• What you need to do
Return the first line, the line containing "nz_y = [0.260, 0.274, 0.283, 0.294, 0.315, 0.330, 0.334, 0.021]", and every line between them, exactly as they stand.

• Record excerpts
● ● ● ● ●

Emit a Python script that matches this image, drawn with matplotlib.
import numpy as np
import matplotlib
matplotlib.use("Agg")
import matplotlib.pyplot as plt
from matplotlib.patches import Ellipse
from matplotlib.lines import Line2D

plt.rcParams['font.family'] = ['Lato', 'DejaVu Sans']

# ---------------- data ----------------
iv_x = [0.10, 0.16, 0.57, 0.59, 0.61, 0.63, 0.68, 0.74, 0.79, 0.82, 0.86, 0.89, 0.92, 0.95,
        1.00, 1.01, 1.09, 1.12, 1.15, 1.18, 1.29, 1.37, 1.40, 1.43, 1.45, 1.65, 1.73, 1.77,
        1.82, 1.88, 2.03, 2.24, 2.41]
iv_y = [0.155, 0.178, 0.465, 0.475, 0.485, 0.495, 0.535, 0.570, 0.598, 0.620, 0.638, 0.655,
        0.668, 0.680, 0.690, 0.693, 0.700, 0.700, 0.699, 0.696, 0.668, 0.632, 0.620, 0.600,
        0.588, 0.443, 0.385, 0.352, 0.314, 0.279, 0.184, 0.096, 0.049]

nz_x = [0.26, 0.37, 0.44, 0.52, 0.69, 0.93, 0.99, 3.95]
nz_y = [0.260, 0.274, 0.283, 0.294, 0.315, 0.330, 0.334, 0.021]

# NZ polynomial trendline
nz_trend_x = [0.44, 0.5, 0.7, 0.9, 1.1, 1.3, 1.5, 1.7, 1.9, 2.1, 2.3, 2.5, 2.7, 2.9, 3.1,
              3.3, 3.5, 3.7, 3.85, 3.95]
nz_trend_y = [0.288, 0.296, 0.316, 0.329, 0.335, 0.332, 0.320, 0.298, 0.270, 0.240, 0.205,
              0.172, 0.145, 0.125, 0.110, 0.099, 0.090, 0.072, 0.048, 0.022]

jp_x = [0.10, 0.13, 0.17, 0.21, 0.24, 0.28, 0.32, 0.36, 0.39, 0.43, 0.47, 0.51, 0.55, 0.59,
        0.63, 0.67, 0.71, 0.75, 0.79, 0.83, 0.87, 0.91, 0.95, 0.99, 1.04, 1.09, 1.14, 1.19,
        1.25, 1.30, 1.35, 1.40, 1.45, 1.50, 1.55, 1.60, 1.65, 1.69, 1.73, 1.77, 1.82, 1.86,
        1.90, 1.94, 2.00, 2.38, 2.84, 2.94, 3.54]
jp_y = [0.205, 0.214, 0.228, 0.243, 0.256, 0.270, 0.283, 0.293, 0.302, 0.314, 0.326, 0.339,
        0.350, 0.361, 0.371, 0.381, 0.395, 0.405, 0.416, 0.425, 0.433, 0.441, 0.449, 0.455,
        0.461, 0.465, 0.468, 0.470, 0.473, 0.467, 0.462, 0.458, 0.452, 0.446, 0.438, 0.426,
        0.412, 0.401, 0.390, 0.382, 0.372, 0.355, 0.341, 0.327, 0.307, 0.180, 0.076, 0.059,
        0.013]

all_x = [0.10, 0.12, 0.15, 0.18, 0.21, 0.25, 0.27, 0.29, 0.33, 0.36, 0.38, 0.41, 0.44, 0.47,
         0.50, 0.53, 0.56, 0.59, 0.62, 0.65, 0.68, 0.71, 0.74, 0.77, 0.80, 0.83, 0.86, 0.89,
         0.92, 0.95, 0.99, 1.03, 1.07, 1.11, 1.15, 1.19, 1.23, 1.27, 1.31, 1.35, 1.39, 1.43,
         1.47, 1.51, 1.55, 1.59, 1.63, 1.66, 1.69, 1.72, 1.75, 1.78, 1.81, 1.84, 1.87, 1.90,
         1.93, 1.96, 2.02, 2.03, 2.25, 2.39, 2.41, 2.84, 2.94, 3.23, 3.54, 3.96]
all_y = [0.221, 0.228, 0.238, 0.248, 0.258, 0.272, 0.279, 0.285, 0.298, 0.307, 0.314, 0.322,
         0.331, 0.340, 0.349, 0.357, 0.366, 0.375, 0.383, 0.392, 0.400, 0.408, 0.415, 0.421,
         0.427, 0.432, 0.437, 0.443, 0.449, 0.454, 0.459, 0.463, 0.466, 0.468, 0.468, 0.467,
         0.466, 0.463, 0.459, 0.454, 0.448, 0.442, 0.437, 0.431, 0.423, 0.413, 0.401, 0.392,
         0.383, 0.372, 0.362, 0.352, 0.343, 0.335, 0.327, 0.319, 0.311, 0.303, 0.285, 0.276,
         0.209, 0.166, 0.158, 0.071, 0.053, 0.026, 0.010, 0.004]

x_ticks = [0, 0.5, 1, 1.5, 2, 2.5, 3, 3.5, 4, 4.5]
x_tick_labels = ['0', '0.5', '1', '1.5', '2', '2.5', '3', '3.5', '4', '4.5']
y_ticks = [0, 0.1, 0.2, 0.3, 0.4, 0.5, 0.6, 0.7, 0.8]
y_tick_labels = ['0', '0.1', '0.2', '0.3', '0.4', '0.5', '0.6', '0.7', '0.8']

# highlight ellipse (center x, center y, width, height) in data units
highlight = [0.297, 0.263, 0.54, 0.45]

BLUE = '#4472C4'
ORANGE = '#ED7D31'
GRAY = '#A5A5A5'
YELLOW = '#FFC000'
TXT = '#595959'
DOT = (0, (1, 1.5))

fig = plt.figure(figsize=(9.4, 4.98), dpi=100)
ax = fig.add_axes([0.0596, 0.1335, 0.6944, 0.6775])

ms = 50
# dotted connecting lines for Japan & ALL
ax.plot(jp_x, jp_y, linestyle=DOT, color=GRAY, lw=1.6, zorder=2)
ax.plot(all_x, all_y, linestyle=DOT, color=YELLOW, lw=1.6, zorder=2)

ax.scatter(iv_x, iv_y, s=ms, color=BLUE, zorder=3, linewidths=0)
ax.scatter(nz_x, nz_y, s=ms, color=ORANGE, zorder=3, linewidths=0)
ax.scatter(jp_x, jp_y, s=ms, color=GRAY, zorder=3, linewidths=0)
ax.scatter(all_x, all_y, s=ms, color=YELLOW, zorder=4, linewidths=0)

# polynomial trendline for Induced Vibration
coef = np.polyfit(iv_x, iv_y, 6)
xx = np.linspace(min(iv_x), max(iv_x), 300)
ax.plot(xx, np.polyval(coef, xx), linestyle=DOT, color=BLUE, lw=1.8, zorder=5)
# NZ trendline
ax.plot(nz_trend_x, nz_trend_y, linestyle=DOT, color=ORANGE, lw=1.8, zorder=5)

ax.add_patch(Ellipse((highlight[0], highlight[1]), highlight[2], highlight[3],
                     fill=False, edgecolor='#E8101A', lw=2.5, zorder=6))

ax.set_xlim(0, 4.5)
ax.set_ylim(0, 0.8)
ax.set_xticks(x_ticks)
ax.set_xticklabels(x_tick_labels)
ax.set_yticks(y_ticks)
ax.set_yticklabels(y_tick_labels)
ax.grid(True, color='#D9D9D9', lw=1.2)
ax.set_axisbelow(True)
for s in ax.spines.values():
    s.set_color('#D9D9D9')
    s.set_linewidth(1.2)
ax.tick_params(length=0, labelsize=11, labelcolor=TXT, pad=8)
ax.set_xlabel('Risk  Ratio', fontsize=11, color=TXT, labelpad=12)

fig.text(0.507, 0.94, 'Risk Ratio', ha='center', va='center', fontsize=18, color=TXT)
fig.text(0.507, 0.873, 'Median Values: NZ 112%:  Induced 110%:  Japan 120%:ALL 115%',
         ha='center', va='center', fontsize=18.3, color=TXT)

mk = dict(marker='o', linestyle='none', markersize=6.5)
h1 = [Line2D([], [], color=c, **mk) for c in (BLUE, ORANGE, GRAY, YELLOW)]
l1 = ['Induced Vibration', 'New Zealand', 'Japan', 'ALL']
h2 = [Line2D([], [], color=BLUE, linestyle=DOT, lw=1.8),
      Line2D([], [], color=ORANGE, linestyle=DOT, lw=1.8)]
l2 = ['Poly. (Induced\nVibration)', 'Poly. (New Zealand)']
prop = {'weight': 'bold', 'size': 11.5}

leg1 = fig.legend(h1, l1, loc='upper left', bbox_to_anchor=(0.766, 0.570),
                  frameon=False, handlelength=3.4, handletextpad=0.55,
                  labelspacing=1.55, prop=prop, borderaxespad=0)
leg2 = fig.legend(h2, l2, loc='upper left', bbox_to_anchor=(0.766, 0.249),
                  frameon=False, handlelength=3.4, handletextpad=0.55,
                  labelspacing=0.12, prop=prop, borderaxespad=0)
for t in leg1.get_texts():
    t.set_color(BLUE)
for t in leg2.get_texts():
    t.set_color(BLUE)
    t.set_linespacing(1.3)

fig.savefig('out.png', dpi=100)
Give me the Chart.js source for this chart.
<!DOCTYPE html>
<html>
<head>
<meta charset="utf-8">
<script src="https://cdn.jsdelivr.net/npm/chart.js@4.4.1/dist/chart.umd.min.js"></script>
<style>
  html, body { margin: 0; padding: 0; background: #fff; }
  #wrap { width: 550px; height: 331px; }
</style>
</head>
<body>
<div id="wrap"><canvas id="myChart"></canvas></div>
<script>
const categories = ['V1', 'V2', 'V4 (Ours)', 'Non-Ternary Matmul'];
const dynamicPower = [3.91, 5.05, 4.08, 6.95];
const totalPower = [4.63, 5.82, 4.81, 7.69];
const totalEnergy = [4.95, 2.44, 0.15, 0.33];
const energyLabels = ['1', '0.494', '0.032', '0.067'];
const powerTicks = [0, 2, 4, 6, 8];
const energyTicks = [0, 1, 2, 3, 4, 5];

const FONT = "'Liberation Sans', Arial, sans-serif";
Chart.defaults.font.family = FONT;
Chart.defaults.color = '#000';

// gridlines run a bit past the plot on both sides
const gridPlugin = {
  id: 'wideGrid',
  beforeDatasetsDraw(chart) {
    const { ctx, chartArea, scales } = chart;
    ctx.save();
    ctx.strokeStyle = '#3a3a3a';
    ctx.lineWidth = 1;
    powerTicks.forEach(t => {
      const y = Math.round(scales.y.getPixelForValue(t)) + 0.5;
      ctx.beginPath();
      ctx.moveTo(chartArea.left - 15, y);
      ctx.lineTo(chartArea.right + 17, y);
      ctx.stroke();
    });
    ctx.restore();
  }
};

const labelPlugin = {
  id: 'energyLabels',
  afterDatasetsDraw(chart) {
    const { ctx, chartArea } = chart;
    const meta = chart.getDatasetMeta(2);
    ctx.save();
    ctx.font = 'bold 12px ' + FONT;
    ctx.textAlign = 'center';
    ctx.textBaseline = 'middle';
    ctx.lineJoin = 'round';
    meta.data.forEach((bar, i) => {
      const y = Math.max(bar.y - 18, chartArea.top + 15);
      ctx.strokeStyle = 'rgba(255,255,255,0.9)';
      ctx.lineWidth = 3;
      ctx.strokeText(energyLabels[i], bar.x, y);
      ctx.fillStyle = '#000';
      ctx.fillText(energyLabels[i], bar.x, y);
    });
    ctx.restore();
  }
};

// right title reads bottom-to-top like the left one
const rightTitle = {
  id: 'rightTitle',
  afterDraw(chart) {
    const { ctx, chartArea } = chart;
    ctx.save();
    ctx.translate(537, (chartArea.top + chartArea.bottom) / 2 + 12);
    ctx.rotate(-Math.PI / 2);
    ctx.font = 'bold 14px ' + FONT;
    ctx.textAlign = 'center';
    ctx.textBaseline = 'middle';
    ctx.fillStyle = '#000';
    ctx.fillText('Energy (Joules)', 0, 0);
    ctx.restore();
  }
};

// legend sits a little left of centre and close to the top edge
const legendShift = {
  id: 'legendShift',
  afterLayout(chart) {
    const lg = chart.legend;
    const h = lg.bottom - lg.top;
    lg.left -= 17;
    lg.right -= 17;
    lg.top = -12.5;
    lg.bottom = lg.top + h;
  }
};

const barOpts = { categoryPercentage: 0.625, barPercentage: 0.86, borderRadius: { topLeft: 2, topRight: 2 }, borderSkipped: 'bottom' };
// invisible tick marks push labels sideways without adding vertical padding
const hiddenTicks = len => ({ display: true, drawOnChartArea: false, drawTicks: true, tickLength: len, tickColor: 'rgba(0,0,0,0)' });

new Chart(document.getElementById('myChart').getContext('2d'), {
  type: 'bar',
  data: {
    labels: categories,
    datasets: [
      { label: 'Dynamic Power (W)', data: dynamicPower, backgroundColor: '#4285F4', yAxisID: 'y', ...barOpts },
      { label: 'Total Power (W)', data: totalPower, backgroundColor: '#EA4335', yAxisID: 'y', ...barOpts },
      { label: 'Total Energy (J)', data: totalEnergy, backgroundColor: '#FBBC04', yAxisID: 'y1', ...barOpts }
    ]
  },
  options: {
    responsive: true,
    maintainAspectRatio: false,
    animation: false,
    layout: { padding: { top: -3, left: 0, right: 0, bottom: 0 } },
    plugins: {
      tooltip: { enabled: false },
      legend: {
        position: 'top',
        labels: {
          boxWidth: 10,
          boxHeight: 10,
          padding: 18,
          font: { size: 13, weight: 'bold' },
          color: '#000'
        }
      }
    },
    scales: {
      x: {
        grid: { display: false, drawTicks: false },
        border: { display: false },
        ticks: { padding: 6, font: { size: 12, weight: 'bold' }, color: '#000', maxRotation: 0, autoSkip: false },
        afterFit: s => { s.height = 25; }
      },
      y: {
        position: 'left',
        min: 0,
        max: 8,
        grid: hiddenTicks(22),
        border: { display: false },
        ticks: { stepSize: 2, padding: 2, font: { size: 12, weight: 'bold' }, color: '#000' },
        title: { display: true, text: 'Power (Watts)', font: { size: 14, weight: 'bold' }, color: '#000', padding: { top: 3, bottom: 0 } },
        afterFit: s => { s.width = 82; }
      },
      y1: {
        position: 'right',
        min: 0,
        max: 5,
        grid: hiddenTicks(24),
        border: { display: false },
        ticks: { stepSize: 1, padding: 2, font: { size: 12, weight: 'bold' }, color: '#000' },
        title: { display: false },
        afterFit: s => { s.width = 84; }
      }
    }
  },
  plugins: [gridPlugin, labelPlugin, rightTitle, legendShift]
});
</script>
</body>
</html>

● ● ● ● ●

• Task output
Emit a Python script that matches this image, drawn with matplotlib.
import numpy as np
import matplotlib
matplotlib.use("Agg")
import matplotlib.pyplot as plt
from matplotlib.patches import Ellipse
from matplotlib.lines import Line2D

plt.rcParams['font.family'] = ['Lato', 'DejaVu Sans']

# ---------------- data ----------------
iv_x = [0.10, 0.16, 0.57, 0.59, 0.61, 0.63, 0.68, 0.74, 0.79, 0.82, 0.86, 0.89, 0.92, 0.95,
        1.00, 1.01, 1.09, 1.12, 1.15, 1.18, 1.29, 1.37, 1.40, 1.43, 1.45, 1.65, 1.73, 1.77,
        1.82, 1.88, 2.03, 2.24, 2.41]
iv_y = [0.155, 0.178, 0.465, 0.475, 0.485, 0.495, 0.535, 0.570, 0.598, 0.620, 0.638, 0.655,
        0.668, 0.680, 0.690, 0.693, 0.700, 0.700, 0.699, 0.696, 0.668, 0.632, 0.620, 0.600,
        0.588, 0.443, 0.385, 0.352, 0.314, 0.279, 0.184, 0.096, 0.049]

nz_x = [0.26, 0.37, 0.44, 0.52, 0.69, 0.93, 0.99, 3.95]
nz_y = [0.260, 0.274, 0.283, 0.294, 0.315, 0.330, 0.334, 0.021]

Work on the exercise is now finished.